* Begin *
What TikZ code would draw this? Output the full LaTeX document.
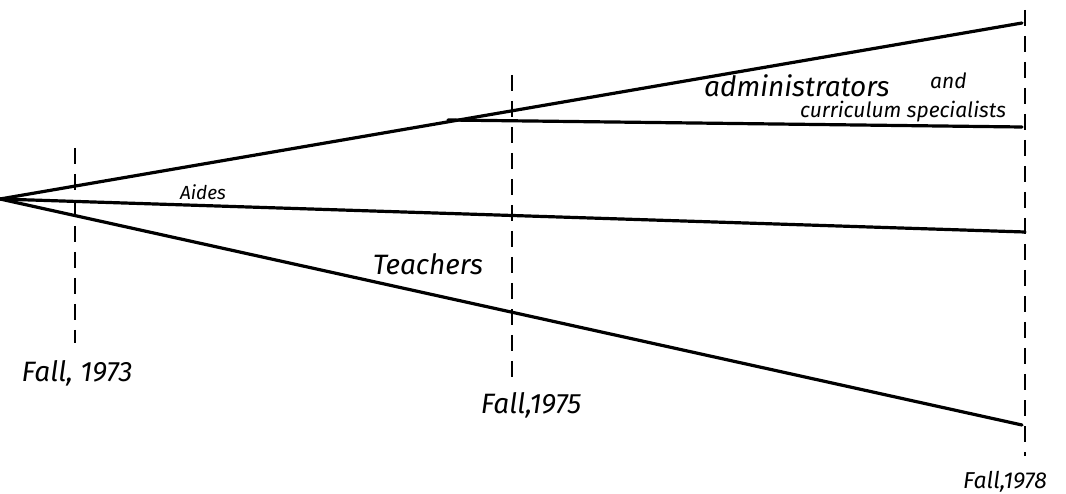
\documentclass[tikz,border=0pt]{standalone}
\usepackage{fontspec}
\setmainfont{Fira Sans}
\begin{document}
\begin{tikzpicture}[x=1pt,y=-1pt,
  solidline/.style={line width=3.2pt, line cap=round},
  guide/.style={line width=2.2pt, dash pattern=on 16pt off 10pt},
  hand/.style={font=\itshape\fontsize{#1}{#1}\selectfont, inner sep=0pt},
  hand/.default=20]
\useasboundingbox (0,0) rectangle (1066,494);
% anchor points
\coordinate (O) at (0,199);
\coordinate (topEnd) at (1022,23);
\coordinate (branch) at (448,120);
\coordinate (branchEnd) at (1022,127);
\coordinate (aidesEnd) at (1025,232);
\coordinate (teachEnd) at (1022,425);
\coordinate (g1t) at (75,148);
\coordinate (g1b) at (75,343);
\coordinate (g2t) at (512,75);
\coordinate (g2b) at (512,385);
\coordinate (g3t) at (1025,10);
\coordinate (g3b) at (1025,456);
% guides
\draw[guide] (g1t) -- (g1b);
\draw[guide] (g2t) -- (g2b);
\draw[guide] (g3t) -- (g3b);
% lines
\draw[solidline] (O) -- (topEnd);
\draw[solidline] (branch) -- (branchEnd);
\draw[solidline] (O) -- (aidesEnd);
\draw[solidline] (O) -- (teachEnd);
% labels
\node[hand=19] (aides) at (203,192) {Aides};
\node[hand=28] (teach) at (428,264) {Teachers};
\node[hand=28, anchor=base west] (adm) at (704,97) {administrators};
\node[hand=21, anchor=base west] (and) at (930,89) {and};
\node[hand=21, anchor=north] (cur) at (903,101) {curriculum specialists};
\node[hand=28] (f73) at (77,373) {Fall, 1973};
\node[hand=28] (f75) at (531,405) {Fall,1975};
\node[hand=23] (f78) at (1005,482) {Fall,1978};
\end{tikzpicture}
\end{document}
* End *
▶ _REQUIREMENTS_: Repeat the listing in full and exactly. Leave any pictures out.

▶ _EXPECTED ANSWER_:
What TikZ code would draw this? Output the full LaTeX document.
\documentclass[tikz,border=0pt]{standalone}
\usepackage{fontspec}
\setmainfont{Fira Sans}
\begin{document}
\begin{tikzpicture}[x=1pt,y=-1pt,
  solidline/.style={line width=3.2pt, line cap=round},
  guide/.style={line width=2.2pt, dash pattern=on 16pt off 10pt},
  hand/.style={font=\itshape\fontsize{#1}{#1}\selectfont, inner sep=0pt},
  hand/.default=20]
\useasboundingbox (0,0) rectangle (1066,494);
% anchor points
\coordinate (O) at (0,199);
\coordinate (topEnd) at (1022,23);
\coordinate (branch) at (448,120);
\coordinate (branchEnd) at (1022,127);
\coordinate (aidesEnd) at (1025,232);
\coordinate (teachEnd) at (1022,425);
\coordinate (g1t) at (75,148);
\coordinate (g1b) at (75,343);
\coordinate (g2t) at (512,75);
\coordinate (g2b) at (512,385);
\coordinate (g3t) at (1025,10);
\coordinate (g3b) at (1025,456);
% guides
\draw[guide] (g1t) -- (g1b);
\draw[guide] (g2t) -- (g2b);
\draw[guide] (g3t) -- (g3b);
% lines
\draw[solidline] (O) -- (topEnd);
\draw[solidline] (branch) -- (branchEnd);
\draw[solidline] (O) -- (aidesEnd);
\draw[solidline] (O) -- (teachEnd);
% labels
\node[hand=19] (aides) at (203,192) {Aides};
\node[hand=28] (teach) at (428,264) {Teachers};
\node[hand=28, anchor=base west] (adm) at (704,97) {administrators};
\node[hand=21, anchor=base west] (and) at (930,89) {and};
\node[hand=21, anchor=north] (cur) at (903,101) {curriculum specialists};
\node[hand=28] (f73) at (77,373) {Fall, 1973};
\node[hand=28] (f75) at (531,405) {Fall,1975};
\node[hand=23] (f78) at (1005,482) {Fall,1978};
\end{tikzpicture}
\end{document}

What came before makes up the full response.